REQUEST: Go through the material below and copy all lines with "this".

━━ GIVEN DATA ━━

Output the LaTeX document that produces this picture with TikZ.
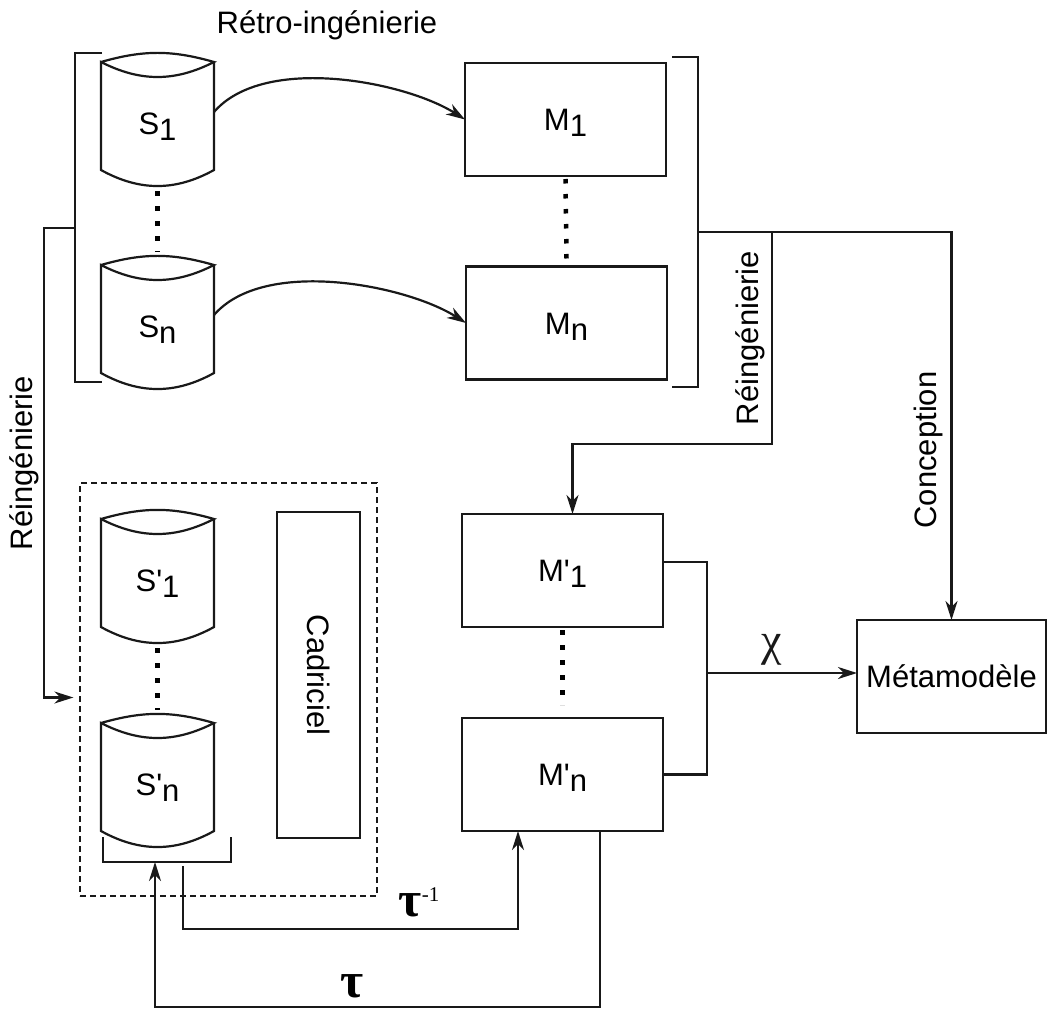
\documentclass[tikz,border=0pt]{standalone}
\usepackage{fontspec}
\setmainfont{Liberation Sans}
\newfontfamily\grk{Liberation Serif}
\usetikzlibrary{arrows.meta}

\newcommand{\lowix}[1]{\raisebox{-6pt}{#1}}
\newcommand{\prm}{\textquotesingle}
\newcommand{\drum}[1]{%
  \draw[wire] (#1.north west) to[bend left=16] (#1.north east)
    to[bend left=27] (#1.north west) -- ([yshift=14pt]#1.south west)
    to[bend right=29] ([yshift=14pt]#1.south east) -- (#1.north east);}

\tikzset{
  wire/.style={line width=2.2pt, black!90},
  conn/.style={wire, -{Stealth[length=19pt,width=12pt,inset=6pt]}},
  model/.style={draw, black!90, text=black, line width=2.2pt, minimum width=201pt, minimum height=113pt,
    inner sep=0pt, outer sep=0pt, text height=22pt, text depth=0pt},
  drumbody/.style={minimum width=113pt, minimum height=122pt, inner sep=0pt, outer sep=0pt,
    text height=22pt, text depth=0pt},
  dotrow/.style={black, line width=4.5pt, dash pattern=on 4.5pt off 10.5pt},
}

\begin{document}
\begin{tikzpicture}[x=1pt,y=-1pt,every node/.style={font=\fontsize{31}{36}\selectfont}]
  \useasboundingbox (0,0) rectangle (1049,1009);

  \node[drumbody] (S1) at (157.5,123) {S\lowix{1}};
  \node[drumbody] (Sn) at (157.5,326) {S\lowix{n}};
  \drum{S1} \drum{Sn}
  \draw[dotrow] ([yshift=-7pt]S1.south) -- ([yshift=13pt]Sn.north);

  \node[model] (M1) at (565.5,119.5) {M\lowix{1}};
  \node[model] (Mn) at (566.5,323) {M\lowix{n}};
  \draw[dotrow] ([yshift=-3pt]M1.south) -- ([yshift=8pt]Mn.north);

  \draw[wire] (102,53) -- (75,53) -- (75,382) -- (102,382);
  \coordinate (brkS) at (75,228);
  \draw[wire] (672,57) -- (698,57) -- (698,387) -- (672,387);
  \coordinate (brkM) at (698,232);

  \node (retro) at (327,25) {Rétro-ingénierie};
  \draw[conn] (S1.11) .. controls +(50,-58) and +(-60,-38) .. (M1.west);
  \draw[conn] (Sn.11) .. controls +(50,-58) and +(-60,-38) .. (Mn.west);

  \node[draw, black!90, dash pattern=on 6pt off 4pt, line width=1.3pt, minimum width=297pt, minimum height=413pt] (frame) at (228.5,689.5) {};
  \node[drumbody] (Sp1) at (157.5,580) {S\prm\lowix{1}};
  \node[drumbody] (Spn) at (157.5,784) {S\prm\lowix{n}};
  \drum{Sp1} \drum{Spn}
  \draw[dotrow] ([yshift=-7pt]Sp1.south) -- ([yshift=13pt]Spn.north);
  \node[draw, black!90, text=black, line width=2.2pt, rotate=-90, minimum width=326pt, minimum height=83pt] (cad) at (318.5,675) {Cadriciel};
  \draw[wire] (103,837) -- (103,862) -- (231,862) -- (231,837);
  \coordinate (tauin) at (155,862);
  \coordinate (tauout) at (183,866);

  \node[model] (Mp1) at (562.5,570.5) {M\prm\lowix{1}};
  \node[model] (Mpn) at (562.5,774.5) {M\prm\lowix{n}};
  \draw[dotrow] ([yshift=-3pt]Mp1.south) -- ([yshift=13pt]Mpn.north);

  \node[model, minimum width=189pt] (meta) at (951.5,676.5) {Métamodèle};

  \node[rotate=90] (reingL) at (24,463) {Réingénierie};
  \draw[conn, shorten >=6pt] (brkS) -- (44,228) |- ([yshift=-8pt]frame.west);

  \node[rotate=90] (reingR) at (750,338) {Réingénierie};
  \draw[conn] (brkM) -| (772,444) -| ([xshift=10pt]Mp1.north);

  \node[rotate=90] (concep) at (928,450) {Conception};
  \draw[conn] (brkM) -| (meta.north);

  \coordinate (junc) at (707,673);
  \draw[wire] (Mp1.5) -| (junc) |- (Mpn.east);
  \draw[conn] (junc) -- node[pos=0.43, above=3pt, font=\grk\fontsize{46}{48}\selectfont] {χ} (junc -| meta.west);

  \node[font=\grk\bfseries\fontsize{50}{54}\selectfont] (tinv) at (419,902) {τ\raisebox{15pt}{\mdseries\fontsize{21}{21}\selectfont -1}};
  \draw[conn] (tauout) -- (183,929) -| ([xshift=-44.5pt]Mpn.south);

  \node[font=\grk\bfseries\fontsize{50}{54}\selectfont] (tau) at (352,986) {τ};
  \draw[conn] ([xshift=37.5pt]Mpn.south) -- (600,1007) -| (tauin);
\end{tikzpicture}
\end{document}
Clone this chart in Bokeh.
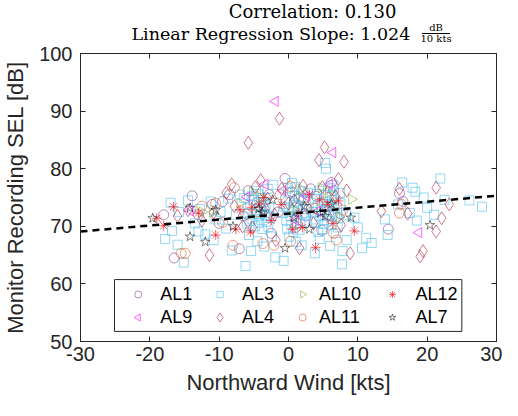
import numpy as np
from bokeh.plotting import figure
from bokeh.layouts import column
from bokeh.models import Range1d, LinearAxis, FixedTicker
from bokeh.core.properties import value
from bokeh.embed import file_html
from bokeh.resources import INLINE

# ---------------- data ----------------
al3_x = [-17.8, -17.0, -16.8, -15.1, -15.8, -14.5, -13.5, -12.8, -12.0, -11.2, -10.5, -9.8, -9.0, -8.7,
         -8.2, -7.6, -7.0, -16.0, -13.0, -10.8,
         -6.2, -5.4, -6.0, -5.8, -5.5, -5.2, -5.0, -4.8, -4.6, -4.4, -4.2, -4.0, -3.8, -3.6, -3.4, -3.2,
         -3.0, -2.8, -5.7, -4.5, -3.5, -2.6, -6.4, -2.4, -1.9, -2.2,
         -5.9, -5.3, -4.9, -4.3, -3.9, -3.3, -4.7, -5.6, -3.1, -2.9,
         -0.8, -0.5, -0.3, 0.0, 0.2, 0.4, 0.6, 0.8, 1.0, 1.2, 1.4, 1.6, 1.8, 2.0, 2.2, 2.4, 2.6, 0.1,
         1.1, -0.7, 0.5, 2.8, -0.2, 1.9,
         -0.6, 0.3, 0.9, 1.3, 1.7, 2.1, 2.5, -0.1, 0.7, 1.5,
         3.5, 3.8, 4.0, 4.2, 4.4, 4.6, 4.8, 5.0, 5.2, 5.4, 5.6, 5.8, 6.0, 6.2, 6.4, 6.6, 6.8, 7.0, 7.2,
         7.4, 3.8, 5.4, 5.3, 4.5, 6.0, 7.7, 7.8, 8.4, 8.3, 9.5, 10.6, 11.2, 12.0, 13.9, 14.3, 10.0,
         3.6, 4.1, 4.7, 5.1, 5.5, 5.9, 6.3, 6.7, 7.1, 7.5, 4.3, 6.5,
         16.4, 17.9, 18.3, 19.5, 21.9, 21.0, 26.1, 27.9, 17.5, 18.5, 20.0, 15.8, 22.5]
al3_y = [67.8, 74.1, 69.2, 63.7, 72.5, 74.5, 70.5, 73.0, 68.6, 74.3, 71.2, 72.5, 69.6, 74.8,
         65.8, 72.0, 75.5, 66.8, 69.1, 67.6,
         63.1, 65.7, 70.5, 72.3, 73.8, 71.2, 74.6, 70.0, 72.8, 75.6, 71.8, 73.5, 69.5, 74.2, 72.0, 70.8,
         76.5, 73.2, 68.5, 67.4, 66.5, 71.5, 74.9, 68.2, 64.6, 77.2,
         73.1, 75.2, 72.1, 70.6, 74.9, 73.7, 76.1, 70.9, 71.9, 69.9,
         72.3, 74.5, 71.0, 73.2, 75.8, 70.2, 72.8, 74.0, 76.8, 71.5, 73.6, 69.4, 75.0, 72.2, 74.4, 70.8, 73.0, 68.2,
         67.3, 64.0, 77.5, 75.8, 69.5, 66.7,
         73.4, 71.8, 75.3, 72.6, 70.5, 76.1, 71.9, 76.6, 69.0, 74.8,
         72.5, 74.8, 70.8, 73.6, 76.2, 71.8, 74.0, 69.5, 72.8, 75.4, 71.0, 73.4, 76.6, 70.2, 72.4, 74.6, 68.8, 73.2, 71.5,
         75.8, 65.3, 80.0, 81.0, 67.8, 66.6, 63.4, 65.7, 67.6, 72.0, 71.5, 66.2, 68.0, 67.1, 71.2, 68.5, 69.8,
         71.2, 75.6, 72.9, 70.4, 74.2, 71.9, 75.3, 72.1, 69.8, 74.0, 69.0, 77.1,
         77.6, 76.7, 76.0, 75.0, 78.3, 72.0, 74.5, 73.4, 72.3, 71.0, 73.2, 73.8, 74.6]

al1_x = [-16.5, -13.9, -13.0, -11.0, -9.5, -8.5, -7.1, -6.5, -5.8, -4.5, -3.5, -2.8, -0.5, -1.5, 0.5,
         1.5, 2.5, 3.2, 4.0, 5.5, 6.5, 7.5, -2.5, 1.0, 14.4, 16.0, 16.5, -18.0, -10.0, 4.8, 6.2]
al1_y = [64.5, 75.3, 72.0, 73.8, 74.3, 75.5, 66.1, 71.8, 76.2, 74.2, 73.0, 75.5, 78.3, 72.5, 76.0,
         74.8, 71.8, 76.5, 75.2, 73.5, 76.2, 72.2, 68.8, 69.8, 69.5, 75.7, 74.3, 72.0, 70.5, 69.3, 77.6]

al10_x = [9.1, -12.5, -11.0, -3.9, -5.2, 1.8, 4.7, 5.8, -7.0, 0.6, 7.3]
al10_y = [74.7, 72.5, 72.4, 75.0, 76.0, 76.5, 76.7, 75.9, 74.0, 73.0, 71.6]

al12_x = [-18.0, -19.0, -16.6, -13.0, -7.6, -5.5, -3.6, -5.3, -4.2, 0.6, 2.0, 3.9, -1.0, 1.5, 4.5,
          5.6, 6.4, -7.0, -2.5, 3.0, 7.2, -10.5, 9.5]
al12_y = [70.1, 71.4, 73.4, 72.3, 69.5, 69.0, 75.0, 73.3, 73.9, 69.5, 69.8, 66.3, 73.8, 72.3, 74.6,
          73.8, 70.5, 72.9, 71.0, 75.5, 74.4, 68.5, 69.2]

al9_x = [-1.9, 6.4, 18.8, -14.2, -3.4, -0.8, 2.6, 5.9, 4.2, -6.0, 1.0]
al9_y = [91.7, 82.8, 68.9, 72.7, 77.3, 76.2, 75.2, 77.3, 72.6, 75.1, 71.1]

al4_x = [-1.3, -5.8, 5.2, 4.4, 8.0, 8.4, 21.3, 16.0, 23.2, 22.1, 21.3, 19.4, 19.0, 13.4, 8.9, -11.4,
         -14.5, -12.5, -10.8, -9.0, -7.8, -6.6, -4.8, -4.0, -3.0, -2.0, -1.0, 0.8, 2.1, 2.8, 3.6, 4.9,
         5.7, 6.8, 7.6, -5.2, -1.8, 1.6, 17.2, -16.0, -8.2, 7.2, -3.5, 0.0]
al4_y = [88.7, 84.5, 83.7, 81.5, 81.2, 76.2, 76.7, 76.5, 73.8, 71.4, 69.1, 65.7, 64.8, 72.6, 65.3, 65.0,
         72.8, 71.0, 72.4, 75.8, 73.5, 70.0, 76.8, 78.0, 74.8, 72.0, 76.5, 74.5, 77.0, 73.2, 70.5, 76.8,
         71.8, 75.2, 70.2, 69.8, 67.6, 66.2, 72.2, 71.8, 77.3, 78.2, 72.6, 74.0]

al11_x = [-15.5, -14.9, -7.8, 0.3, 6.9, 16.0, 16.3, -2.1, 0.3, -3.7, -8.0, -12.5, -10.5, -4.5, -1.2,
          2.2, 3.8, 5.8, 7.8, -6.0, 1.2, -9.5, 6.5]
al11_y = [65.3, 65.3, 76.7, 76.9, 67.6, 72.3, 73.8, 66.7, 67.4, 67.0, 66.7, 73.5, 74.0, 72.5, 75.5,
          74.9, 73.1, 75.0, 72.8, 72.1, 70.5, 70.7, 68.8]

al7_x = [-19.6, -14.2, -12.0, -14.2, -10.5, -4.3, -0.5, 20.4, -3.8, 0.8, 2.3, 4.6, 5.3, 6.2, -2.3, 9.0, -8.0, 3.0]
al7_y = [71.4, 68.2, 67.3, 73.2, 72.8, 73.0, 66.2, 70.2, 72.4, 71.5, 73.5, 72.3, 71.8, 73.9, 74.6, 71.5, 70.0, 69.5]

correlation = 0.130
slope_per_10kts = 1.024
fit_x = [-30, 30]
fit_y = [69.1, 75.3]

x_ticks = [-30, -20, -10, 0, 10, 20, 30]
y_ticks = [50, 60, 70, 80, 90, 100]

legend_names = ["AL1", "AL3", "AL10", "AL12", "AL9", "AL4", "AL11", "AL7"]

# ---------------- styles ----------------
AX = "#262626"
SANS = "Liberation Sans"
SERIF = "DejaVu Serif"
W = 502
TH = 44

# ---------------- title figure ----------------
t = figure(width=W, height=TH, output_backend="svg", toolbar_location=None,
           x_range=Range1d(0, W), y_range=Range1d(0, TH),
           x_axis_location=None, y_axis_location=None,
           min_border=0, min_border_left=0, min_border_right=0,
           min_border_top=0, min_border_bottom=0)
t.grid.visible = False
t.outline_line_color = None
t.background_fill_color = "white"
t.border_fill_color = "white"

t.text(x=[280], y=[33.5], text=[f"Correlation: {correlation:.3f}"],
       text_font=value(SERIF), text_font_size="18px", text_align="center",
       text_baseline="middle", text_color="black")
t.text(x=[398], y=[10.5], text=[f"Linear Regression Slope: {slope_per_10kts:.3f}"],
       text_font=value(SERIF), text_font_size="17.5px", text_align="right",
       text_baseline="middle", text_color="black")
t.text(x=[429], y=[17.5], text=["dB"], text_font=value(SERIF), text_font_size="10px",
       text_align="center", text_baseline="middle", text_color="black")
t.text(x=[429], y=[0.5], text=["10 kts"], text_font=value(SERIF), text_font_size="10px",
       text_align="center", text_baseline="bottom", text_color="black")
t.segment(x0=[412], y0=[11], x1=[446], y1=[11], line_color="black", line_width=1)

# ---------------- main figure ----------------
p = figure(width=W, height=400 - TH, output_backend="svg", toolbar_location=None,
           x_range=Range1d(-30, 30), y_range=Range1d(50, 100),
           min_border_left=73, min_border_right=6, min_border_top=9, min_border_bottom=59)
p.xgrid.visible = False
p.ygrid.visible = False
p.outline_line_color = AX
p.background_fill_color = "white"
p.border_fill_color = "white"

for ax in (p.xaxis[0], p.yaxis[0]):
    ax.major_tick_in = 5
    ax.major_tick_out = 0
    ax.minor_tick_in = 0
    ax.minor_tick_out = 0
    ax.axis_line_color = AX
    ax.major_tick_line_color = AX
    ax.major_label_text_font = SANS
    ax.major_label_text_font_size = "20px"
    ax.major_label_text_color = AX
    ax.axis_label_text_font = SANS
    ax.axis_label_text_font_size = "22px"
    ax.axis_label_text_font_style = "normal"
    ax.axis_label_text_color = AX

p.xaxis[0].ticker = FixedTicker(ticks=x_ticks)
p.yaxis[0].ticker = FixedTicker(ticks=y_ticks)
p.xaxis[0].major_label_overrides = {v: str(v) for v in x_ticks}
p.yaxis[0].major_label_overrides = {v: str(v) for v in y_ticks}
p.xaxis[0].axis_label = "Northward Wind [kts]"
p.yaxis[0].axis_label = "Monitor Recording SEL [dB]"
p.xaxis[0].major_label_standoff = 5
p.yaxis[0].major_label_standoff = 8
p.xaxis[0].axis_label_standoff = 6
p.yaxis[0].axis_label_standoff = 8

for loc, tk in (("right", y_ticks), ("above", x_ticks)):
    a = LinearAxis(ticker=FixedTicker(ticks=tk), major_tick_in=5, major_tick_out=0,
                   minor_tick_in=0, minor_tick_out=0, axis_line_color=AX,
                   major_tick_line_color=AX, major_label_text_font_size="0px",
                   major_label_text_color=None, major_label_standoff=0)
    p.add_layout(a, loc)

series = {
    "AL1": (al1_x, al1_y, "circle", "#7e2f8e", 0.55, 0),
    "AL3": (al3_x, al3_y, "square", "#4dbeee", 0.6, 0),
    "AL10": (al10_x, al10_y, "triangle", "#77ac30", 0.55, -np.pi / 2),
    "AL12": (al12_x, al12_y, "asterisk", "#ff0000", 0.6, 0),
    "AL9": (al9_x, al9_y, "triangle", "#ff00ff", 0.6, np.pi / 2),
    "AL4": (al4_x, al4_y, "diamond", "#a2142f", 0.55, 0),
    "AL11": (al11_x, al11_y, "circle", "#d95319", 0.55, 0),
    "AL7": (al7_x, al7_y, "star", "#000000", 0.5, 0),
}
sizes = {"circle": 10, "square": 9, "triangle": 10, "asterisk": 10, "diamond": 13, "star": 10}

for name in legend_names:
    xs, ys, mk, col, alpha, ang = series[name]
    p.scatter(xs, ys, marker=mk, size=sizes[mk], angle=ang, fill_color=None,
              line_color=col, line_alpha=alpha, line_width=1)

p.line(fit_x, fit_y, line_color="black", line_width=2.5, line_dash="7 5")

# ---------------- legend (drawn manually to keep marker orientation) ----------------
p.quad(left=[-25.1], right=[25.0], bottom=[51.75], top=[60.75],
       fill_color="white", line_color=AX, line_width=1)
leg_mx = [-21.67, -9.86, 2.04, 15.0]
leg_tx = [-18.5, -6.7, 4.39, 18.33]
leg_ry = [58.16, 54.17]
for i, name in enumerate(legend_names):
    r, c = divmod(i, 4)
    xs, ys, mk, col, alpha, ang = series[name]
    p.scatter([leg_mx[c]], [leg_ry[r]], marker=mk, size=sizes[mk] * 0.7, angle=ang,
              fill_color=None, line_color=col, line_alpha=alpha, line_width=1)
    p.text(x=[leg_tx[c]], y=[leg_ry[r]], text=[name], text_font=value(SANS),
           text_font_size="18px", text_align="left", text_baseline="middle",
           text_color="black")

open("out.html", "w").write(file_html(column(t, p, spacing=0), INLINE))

━━━

PROBLEM SOLUTION:
Output the LaTeX document that produces this picture with TikZ.
Clone this chart in Bokeh.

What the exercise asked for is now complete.